Kushner, who has been operating under an interim security clearance for about a year, had his access to the highly-classified briefing cut off in the past few weeks, said sources.
A third official, also speaking on condition of anonymity, said Deputy Attorney General Rod Rosenstein recently passed new information to White House Counsel Don McGahn that led to the slowing or stopping of Kushner’s pending clearance application. The nature of that information was not clear.
It also is unclear if and when Kushner’s access to the briefing, known as the PDB, which requires clearance higher than the Top Secret level, would be reinstated.
Kushner, a wealthy New York businessman married to Trump’s daughter Ivanka, has not received his full security clearance because of his extensive financial links, which have taken a long time to examine. He has revised his security clearance form, called an SF-86, several times.
A White House spokesman for Kushner did not immediately return a phone call and email seeking comment. Trump ignored reporters’ shouted questions about Kushner and his clearance at an event on Tuesday afternoon.
Kushner’s attorney, Abbe Lowell, said in a statement: “Mr Kushner has done more than what is expected of him in this process.”

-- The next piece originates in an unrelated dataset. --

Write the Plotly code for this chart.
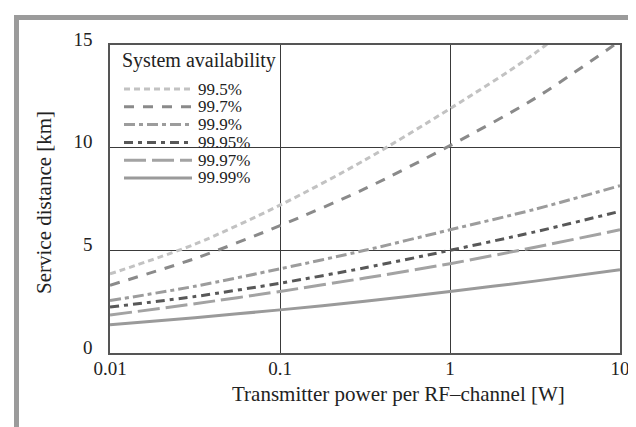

Trump’s White House has been grappling with the security clearance issue since it emerged this month that staff secretary Rob Porter worked for Trump for a year with a temporary clearance despite accusations by his two former wives of domestic abuse. Porter has maintained his innocence.
The President’s Daily Brief is distributed to a small number of top-level US officials.
New security clearance policies announced by White House Chief of Staff John Kelly “will not affect Mr Kushner’s ability to continue to do the very important work he has been assigned by the President,” Lowell said.
But one of the US officials who said Kushner had lost access to the daily brief said that without it, his role in some major policy deliberations, including on China and Russia, could be limited.